— Begin —
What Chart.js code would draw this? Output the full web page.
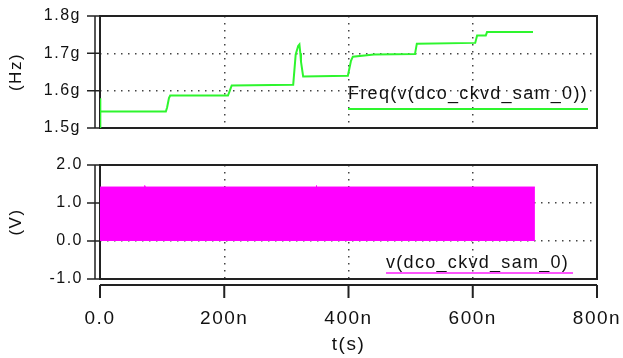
<!DOCTYPE html>
<html>
<head>
<meta charset="utf-8">
<script src="https://cdn.jsdelivr.net/npm/chart.js@4.4.0/dist/chart.umd.min.js"></script>
<style>
  html, body { margin: 0; padding: 0; background: #fff; }
  #wrap { position: relative; width: 623px; height: 358px; }
  .pane { position: absolute; left: 0; width: 623px; }
  #topPane { top: 0; height: 140px; }
  #botPane { top: 140px; height: 218px; }
</style>
</head>
<body>
<div id="wrap">
  <div class="pane" id="topPane"><canvas id="cFreq" width="623" height="140"></canvas></div>
  <div class="pane" id="botPane"><canvas id="cVolt" width="623" height="218"></canvas></div>
</div>
<script>
// ── DATA ─────────────────────────────────────────
// time in ns, frequency in GHz
const freqT  = [0, 0, 1, 106, 108, 111, 113, 206, 209, 212, 311, 315, 319, 321, 322.5, 323.5, 327, 399, 404, 407, 441, 507, 510, 604, 607, 621, 623, 697];
const freqHz = [1.50, 1.58, 1.544, 1.544, 1.555, 1.58, 1.587, 1.587, 1.600, 1.614, 1.616, 1.697, 1.720, 1.724, 1.70, 1.678, 1.638, 1.640, 1.680, 1.691, 1.697, 1.698, 1.726, 1.728, 1.748, 1.748, 1.757, 1.757];

// envelope of v(dco_ckvd_sam_0), time in ns, volts
const bandT = [0, 72, 72, 73, 348, 348, 349, 700];
const bandV = [1.42, 1.42, 1.46, 1.42, 1.42, 1.46, 1.42, 1.42];

const freqTickVals = [1.5, 1.6, 1.7, 1.8];
const freqTickLbl  = ['1.5g', '1.6g', '1.7g', '1.8g'];
const voltTickVals = [-1, 0, 1, 2];
const voltTickLbl  = ['-1.0', '0.0', '1.0', '2.0'];
const timeTickVals = [0, 200, 400, 600, 800];
const timeTickLbl  = ['0.0', '200n', '400n', '600n', '800n'];

const FONT = "'Liberation Sans', Arial, sans-serif";
const INK  = '#111';
const GREEN = '#2ef52e';
const MAGENTA = '#ff00ff';

// ── HELPERS ──────────────────────────────────────
function setTicks(vals) {
  return s => { s.ticks = vals.map(v => ({ value: v })); };
}
// fixed axis size, no extra label padding
function fixSize(prop, n) {
  return s => {
    s[prop] = n;
    s.paddingTop = s.paddingBottom = s.paddingLeft = s.paddingRight = 0;
  };
}
// dotted grid only on inner ticks
function innerGrid(vals) {
  return c => (c.tick && (c.tick.value === vals[0] || c.tick.value === vals[vals.length - 1])) ? 'rgba(0,0,0,0)' : '#444';
}

// box, detached axes and tick marks
const framePlugin = {
  id: 'frame',
  beforeDraw(chart) { chart.ctx.letterSpacing = '1.5px'; },
  beforeDatasetsDraw(chart, args, opts) {
    const { ctx, chartArea: a } = chart;
    ctx.save();
    ctx.strokeStyle = '#222';
    ctx.lineWidth = 2;
    ctx.strokeRect(a.left, a.top, a.right - a.left, a.bottom - a.top);
    const ys = chart.scales.y;
    ctx.lineWidth = 1.5;
    ctx.beginPath();
    ctx.moveTo(a.left - 5, a.top); ctx.lineTo(a.left - 5, a.bottom);
    ys.ticks.forEach(t => {
      const p = ys.getPixelForValue(t.value);
      ctx.moveTo(a.left - 13, p); ctx.lineTo(a.left, p);
    });
    ctx.stroke();
    if (opts.xAxis) {
      const xs = chart.scales.x;
      const y0 = a.bottom + 6;
      ctx.lineWidth = 2;
      ctx.beginPath();
      ctx.moveTo(a.left, y0); ctx.lineTo(a.right, y0);
      xs.ticks.forEach(t => {
        const p = xs.getPixelForValue(t.value);
        ctx.moveTo(p, y0); ctx.lineTo(p, y0 + 13);
      });
      ctx.stroke();
    }
    ctx.restore();
  },
  afterDatasetsDraw(chart, args, opts) {
    const lg = opts.legend;
    if (!lg) return;
    const ctx = chart.ctx;
    ctx.save();
    ctx.font = '18px ' + FONT;
    ctx.letterSpacing = '1.3px';
    ctx.fillStyle = INK;
    ctx.textBaseline = 'alphabetic';
    ctx.fillText(lg.text, lg.x, lg.y);
    ctx.strokeStyle = lg.color;
    ctx.lineWidth = 2;
    ctx.beginPath();
    ctx.moveTo(lg.x, lg.ly); ctx.lineTo(lg.x2, lg.ly);
    ctx.stroke();
    ctx.restore();
  }
};

Chart.defaults.font.family = FONT;
Chart.defaults.color = INK;
Chart.defaults.animation = false;

// ── CHART 1: Freq ────────────────────────────────
new Chart(document.getElementById('cFreq'), {
  type: 'scatter',
  data: {
    datasets: [{
      data: freqT.map((t, i) => ({ x: t, y: freqHz[i] })),
      showLine: true, borderColor: GREEN, borderWidth: 2, pointRadius: 0, tension: 0
    }]
  },
  options: {
    responsive: false,
    layout: { padding: { left: 0, top: 16, right: 26, bottom: 12 } },
    plugins: {
      legend: { display: false }, tooltip: { enabled: false },
      frame: { legend: { text: 'Freq(v(dco_ckvd_sam_0))', x: 348, y: 99, ly: 109, x2: 588, color: GREEN } }
    },
    scales: {
      x: {
        type: 'linear', min: 0, max: 800,
        afterBuildTicks: setTicks(timeTickVals),
        afterFit: fixSize('height', 0),
        ticks: { display: false },
        grid: { drawTicks: false, color: innerGrid(timeTickVals), lineWidth: 1.5 },
        border: { display: false, dash: [1.5, 5.5] }
      },
      y: {
        min: 1.5, max: 1.8,
        afterBuildTicks: setTicks(freqTickVals),
        afterFit: fixSize('width', 100),
        ticks: { callback: (v, i) => freqTickLbl[i], font: { size: 16 }, padding: 19 },
        grid: { drawTicks: false, color: innerGrid(freqTickVals), lineWidth: 1.5 },
        border: { display: false, dash: [1.5, 5.5] },
        title: { display: true, text: '(Hz)', font: { size: 17 }, padding: { top: 6, bottom: 0 } }
      }
    }
  },
  plugins: [framePlugin]
});

// ── CHART 2: v(dco_ckvd_sam_0) ───────────────────
new Chart(document.getElementById('cVolt'), {
  type: 'scatter',
  data: {
    datasets: [{
      data: bandT.map((t, i) => ({ x: t, y: bandV[i] })),
      showLine: true, borderColor: MAGENTA, backgroundColor: MAGENTA, fill: 'origin',
      borderWidth: 1, pointRadius: 0, tension: 0
    }]
  },
  options: {
    responsive: false,
    layout: { padding: { left: 0, top: 25, right: 26, bottom: 0 } },
    plugins: {
      legend: { display: false }, tooltip: { enabled: false },
      frame: { xAxis: true, legend: { text: 'v(dco_ckvd_sam_0)', x: 386, y: 128, ly: 133, x2: 573, color: '#ff55ff' } }
    },
    scales: {
      x: {
        type: 'linear', min: 0, max: 800,
        afterBuildTicks: setTicks(timeTickVals),
        afterFit: fixSize('height', 79),
        ticks: { callback: (v, i) => timeTickLbl[i], font: { size: 19 }, padding: 28, maxRotation: 0 },
        grid: { drawTicks: false, color: innerGrid(timeTickVals), lineWidth: 1.5 },
        border: { display: false, dash: [1.5, 5.5] },
        title: { display: true, text: 't(s)', font: { size: 19 }, padding: { top: 0, bottom: 2 } }
      },
      y: {
        min: -1, max: 2,
        afterBuildTicks: setTicks(voltTickVals),
        afterFit: fixSize('width', 100),
        ticks: { callback: (v, i) => voltTickLbl[i], font: { size: 16 }, padding: 17 },
        grid: { drawTicks: false, color: innerGrid(voltTickVals), lineWidth: 1.5 },
        border: { display: false, dash: [1.5, 5.5] },
        title: { display: true, text: '(V)', font: { size: 17 }, padding: { top: 6, bottom: 0 } }
      }
    }
  },
  plugins: [framePlugin]
});
</script>
</body>
</html>
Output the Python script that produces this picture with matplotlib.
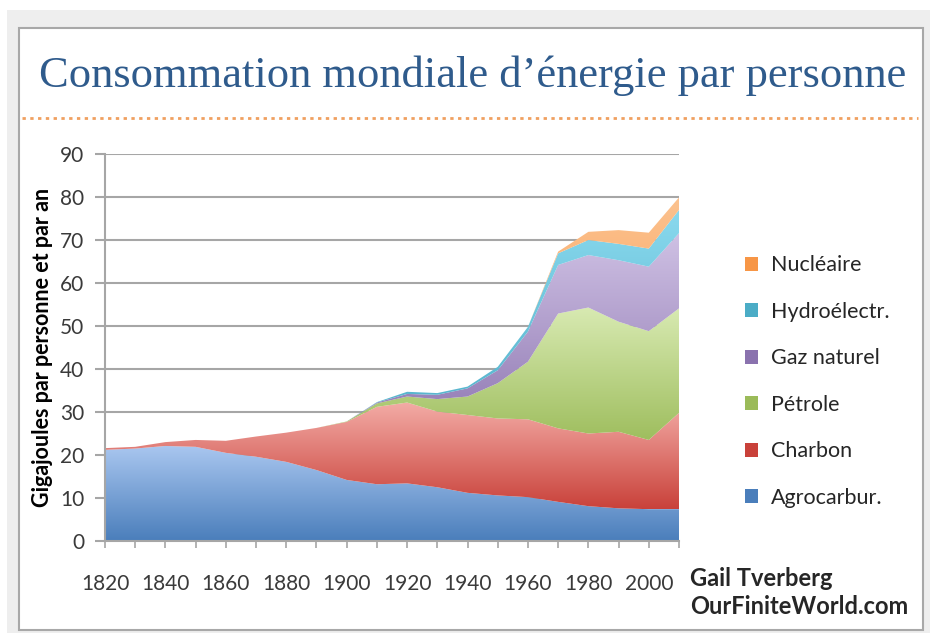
import numpy as np
import matplotlib
matplotlib.use("Agg")
import matplotlib.pyplot as plt
from matplotlib.colors import LinearSegmentedColormap
from matplotlib.patches import Rectangle, Patch
from matplotlib.lines import Line2D

years = list(range(1820, 2011, 10))

# gigajoules per person per year, by source
agrocarbur = [21.2, 21.5, 22.1, 21.9, 20.5, 19.6, 18.4, 16.5, 14.2, 13.2,
              13.4, 12.5, 11.2, 10.6, 10.2, 9.1, 8.1, 7.6, 7.4, 7.4]
charbon = [0.4, 0.4, 0.9, 1.6, 2.8, 4.7, 6.8, 9.8, 13.5, 18.0,
           18.8, 17.6, 18.1, 17.9, 18.1, 17.1, 16.9, 17.8, 16.1, 22.4]
petrole = [0, 0, 0, 0, 0, 0, 0, 0, 0.1, 0.8,
           1.4, 2.9, 4.3, 8.2, 13.4, 26.7, 29.3, 25.6, 25.3, 24.3]
gaz = [0, 0, 0, 0, 0, 0, 0, 0, 0, 0.2,
       0.6, 1.0, 1.9, 3.0, 7.0, 11.3, 12.2, 14.3, 15.0, 17.5]
hydro = [0, 0, 0, 0, 0, 0, 0, 0, 0, 0.1,
         0.5, 0.4, 0.4, 0.8, 1.1, 2.7, 3.5, 3.8, 4.2, 5.4]
nucleaire = [0, 0, 0, 0, 0, 0, 0, 0, 0, 0,
             0, 0, 0, 0, 0, 0.4, 1.9, 3.2, 3.7, 2.9]

labels = ["Agrocarbur.", "Charbon", "Pétrole", "Gaz naturel", "Hydroélectr.", "Nucléaire"]
series = [agrocarbur, charbon, petrole, gaz, hydro, nucleaire]
# (top colour, bottom colour) of the excel-like gradient
colours = [("#aac7f0", "#4a7ebb"), ("#f3aca6", "#c9413a"), ("#d8eab2", "#9bbb59"),
           ("#cfc1e4", "#8a72ae"), ("#8ad9ee", "#4bacc6"), ("#fcc28f", "#f79646")]

fig = plt.figure(figsize=(9.3, 6.33), dpi=100)
W, H = 930, 633

# grey surround and white panel
fig.patches.append(Rectangle((7 / W, 0), 923 / W, 623 / H, transform=fig.transFigure,
                             facecolor="#eeeeee", edgecolor="none", zorder=-3))
fig.patches.append(Rectangle((19 / W, 3 / H), 904 / W, 602 / H, transform=fig.transFigure,
                             facecolor="white", edgecolor="#a8a8a8", lw=1.5, zorder=-2))

fig.text(473 / W, 1 - 76 / H, "Consommation mondiale d\u2019énergie par personne",
         ha="center", va="center", family="Liberation Serif", fontsize=32, color="#2f5b8c")
fig.add_artist(Line2D([22 / W, 918 / W], [1 - 118 / H, 1 - 118 / H], transform=fig.transFigure,
                      color="#f0a060", lw=2, linestyle=(0, (1.2, 1.6))))

ax = fig.add_axes([105 / W, 1 - 541 / H, 574 / W, 387 / H])
x = np.array(years, dtype=float)
base = np.zeros(len(years))
handles = []
for vals, lab, (ctop, cbot) in zip(series, labels, colours):
    top = base + np.array(vals)
    poly = ax.fill_between(x, base, top, facecolor="none", edgecolor="none", zorder=2)
    cmap = LinearSegmentedColormap.from_list(lab, [cbot, ctop])
    grad = np.linspace(0, 1, 256).reshape(-1, 1)
    y0, y1 = base.min(), max(top.max(), base.min() + 1)
    im = ax.imshow(grad, cmap=cmap, aspect="auto", origin="lower",
                   extent=[x[0], x[-1], y0, y1], zorder=2)
    im.set_clip_path(poly.get_paths()[0], transform=ax.transData)
    handles.append(Patch(facecolor=cbot, edgecolor="none", label=lab))
    base = top

ax.set_xlim(1820, 2010)
ax.set_ylim(0, 90)
ax.set_yticks(range(0, 91, 10))
ax.set_xticks(range(1820, 2011, 20))
ax.set_xticks(range(1820, 2011, 10), minor=True)
ax.yaxis.grid(True, color="#a6a6a6", lw=1.5, zorder=1)
ax.set_axisbelow(True)
for s in ["top", "right"]:
    ax.spines[s].set_visible(False)
for s in ["left", "bottom"]:
    ax.spines[s].set_color("#a6a6a6")
    ax.spines[s].set_linewidth(1.5)
ax.tick_params(axis="y", length=7, width=1.5, color="#a6a6a6", pad=8,
               labelsize=15, labelcolor="#3a3a3a")
ax.tick_params(axis="x", which="both", length=5, width=1.2, color="#a6a6a6", pad=19,
               labelsize=15, labelcolor="#3a3a3a")
for t in ax.get_xticklabels() + ax.get_yticklabels():
    t.set_family("Lato")
ax.set_ylabel("Gigajoules par personne et par an", family="Lato", fontweight="bold",
              fontsize=15.5, color="black", labelpad=5)

leg = fig.legend(handles=handles[::-1], loc="upper left",
                 bbox_to_anchor=(726 / W, 1 - 236 / H), frameon=False,
                 prop={"family": "Lato", "size": 15.5}, handlelength=0.6, handleheight=0.6,
                 handletextpad=0.6, labelspacing=1.23)
for t in leg.get_texts():
    t.set_color("#262626")

fig.text(690 / W, 1 - 578 / H, "Gail Tverberg", family="Lato", fontweight="bold",
         fontsize=17, color="#262626", va="center")
fig.text(690 / W, 1 - 606 / H, "OurFiniteWorld.com", family="Lato", fontweight="bold",
         fontsize=17, color="#262626", va="center")

fig.savefig("out.png", dpi=100)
— End —
Exercise objective:
Find every line in the records above that contains the word "Output", and copy each one.

Answer to the problem:
What Chart.js code would draw this? Output the full web page.
Output the Python script that produces this picture with matplotlib.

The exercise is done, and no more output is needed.